**What to work on:** Restate the listing below word for word, omitting any images.

━━━━━ Supplied material ━━━━━

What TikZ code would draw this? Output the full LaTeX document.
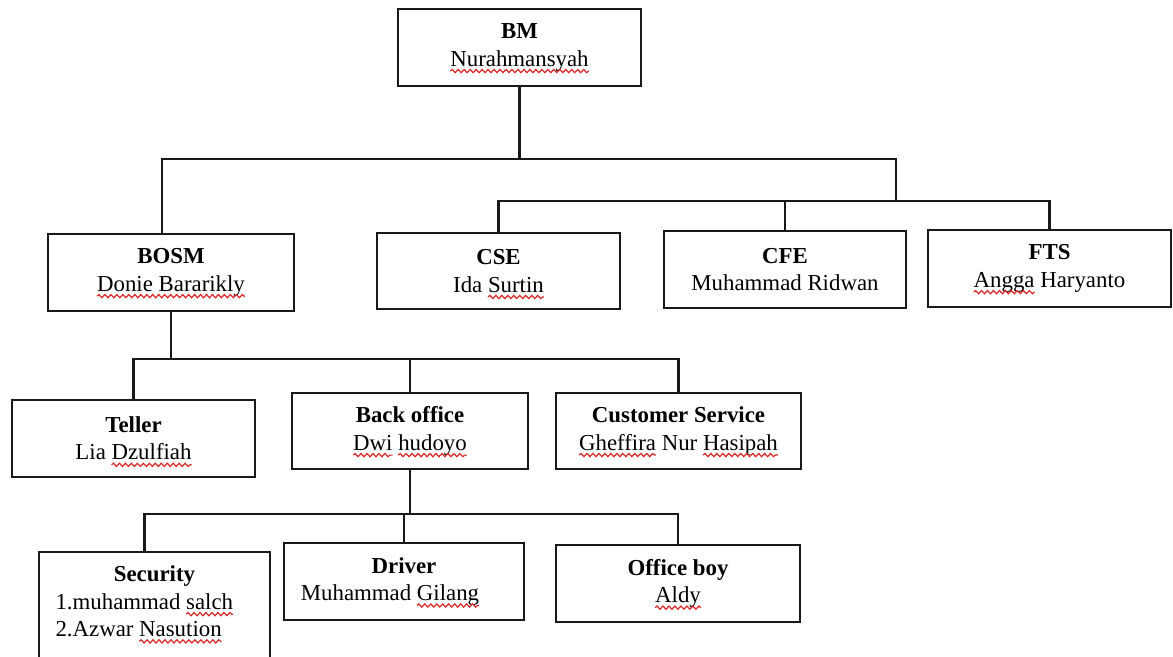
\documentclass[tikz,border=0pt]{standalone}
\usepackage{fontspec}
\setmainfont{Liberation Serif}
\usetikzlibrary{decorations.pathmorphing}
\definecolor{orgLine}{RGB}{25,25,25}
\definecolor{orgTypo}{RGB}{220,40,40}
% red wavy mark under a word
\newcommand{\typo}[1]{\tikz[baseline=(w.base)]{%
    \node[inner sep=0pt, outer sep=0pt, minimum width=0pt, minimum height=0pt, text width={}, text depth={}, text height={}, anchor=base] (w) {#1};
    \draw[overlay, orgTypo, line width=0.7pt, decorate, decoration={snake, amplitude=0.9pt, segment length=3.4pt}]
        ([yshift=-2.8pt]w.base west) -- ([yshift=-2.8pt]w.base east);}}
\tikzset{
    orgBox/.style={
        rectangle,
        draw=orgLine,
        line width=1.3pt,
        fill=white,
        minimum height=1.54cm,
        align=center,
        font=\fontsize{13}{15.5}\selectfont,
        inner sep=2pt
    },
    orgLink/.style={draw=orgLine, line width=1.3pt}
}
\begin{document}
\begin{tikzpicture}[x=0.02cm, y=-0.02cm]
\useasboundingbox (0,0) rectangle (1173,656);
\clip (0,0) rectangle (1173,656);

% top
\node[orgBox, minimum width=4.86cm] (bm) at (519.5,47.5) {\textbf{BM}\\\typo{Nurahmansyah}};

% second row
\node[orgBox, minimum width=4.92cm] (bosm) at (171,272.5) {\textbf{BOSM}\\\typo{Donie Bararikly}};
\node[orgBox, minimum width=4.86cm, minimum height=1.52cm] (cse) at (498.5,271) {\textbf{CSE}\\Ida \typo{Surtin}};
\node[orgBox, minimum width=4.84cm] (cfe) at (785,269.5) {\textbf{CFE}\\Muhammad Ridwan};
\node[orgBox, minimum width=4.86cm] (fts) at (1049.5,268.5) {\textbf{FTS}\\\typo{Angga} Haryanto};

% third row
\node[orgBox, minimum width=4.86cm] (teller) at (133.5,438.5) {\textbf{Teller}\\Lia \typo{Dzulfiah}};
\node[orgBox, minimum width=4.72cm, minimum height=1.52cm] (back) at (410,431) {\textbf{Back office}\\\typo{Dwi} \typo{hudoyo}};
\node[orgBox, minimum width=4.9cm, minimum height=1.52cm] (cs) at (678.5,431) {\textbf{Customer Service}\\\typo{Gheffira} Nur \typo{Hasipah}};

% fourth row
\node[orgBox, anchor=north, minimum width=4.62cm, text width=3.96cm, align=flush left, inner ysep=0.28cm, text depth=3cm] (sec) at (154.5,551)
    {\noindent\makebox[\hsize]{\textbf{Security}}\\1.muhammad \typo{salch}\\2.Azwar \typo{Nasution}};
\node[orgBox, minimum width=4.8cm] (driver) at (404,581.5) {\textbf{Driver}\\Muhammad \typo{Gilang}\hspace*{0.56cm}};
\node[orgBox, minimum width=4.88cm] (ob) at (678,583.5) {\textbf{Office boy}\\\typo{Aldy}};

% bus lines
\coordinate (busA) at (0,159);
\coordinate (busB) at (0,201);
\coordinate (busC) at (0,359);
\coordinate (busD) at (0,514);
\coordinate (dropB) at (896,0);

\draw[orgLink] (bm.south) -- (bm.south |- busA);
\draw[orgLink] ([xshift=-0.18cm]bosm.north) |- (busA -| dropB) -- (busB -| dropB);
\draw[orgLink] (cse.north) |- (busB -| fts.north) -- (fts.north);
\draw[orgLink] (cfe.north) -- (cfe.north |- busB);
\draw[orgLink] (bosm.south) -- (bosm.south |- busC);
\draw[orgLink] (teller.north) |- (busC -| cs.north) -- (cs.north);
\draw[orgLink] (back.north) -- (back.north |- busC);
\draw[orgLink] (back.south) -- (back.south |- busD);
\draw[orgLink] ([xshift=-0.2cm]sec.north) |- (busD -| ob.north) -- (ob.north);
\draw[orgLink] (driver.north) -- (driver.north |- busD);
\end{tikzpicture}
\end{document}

━━━━━

**Problem solution:**
What TikZ code would draw this? Output the full LaTeX document.
\documentclass[tikz,border=0pt]{standalone}
\usepackage{fontspec}
\setmainfont{Liberation Serif}
\usetikzlibrary{decorations.pathmorphing}
\definecolor{orgLine}{RGB}{25,25,25}
\definecolor{orgTypo}{RGB}{220,40,40}
% red wavy mark under a word
\newcommand{\typo}[1]{\tikz[baseline=(w.base)]{%
    \node[inner sep=0pt, outer sep=0pt, minimum width=0pt, minimum height=0pt, text width={}, text depth={}, text height={}, anchor=base] (w) {#1};
    \draw[overlay, orgTypo, line width=0.7pt, decorate, decoration={snake, amplitude=0.9pt, segment length=3.4pt}]
        ([yshift=-2.8pt]w.base west) -- ([yshift=-2.8pt]w.base east);}}
\tikzset{
    orgBox/.style={
        rectangle,
        draw=orgLine,
        line width=1.3pt,
        fill=white,
        minimum height=1.54cm,
        align=center,
        font=\fontsize{13}{15.5}\selectfont,
        inner sep=2pt
    },
    orgLink/.style={draw=orgLine, line width=1.3pt}
}
\begin{document}
\begin{tikzpicture}[x=0.02cm, y=-0.02cm]
\useasboundingbox (0,0) rectangle (1173,656);
\clip (0,0) rectangle (1173,656);

% top
\node[orgBox, minimum width=4.86cm] (bm) at (519.5,47.5) {\textbf{BM}\\\typo{Nurahmansyah}};

% second row
\node[orgBox, minimum width=4.92cm] (bosm) at (171,272.5) {\textbf{BOSM}\\\typo{Donie Bararikly}};
\node[orgBox, minimum width=4.86cm, minimum height=1.52cm] (cse) at (498.5,271) {\textbf{CSE}\\Ida \typo{Surtin}};
\node[orgBox, minimum width=4.84cm] (cfe) at (785,269.5) {\textbf{CFE}\\Muhammad Ridwan};
\node[orgBox, minimum width=4.86cm] (fts) at (1049.5,268.5) {\textbf{FTS}\\\typo{Angga} Haryanto};

% third row
\node[orgBox, minimum width=4.86cm] (teller) at (133.5,438.5) {\textbf{Teller}\\Lia \typo{Dzulfiah}};
\node[orgBox, minimum width=4.72cm, minimum height=1.52cm] (back) at (410,431) {\textbf{Back office}\\\typo{Dwi} \typo{hudoyo}};
\node[orgBox, minimum width=4.9cm, minimum height=1.52cm] (cs) at (678.5,431) {\textbf{Customer Service}\\\typo{Gheffira} Nur \typo{Hasipah}};

% fourth row
\node[orgBox, anchor=north, minimum width=4.62cm, text width=3.96cm, align=flush left, inner ysep=0.28cm, text depth=3cm] (sec) at (154.5,551)
    {\noindent\makebox[\hsize]{\textbf{Security}}\\1.muhammad \typo{salch}\\2.Azwar \typo{Nasution}};
\node[orgBox, minimum width=4.8cm] (driver) at (404,581.5) {\textbf{Driver}\\Muhammad \typo{Gilang}\hspace*{0.56cm}};
\node[orgBox, minimum width=4.88cm] (ob) at (678,583.5) {\textbf{Office boy}\\\typo{Aldy}};

% bus lines
\coordinate (busA) at (0,159);
\coordinate (busB) at (0,201);
\coordinate (busC) at (0,359);
\coordinate (busD) at (0,514);
\coordinate (dropB) at (896,0);

\draw[orgLink] (bm.south) -- (bm.south |- busA);
\draw[orgLink] ([xshift=-0.18cm]bosm.north) |- (busA -| dropB) -- (busB -| dropB);
\draw[orgLink] (cse.north) |- (busB -| fts.north) -- (fts.north);
\draw[orgLink] (cfe.north) -- (cfe.north |- busB);
\draw[orgLink] (bosm.south) -- (bosm.south |- busC);
\draw[orgLink] (teller.north) |- (busC -| cs.north) -- (cs.north);
\draw[orgLink] (back.north) -- (back.north |- busC);
\draw[orgLink] (back.south) -- (back.south |- busD);
\draw[orgLink] ([xshift=-0.2cm]sec.north) |- (busD -| ob.north) -- (ob.north);
\draw[orgLink] (driver.north) -- (driver.north |- busD);
\end{tikzpicture}
\end{document}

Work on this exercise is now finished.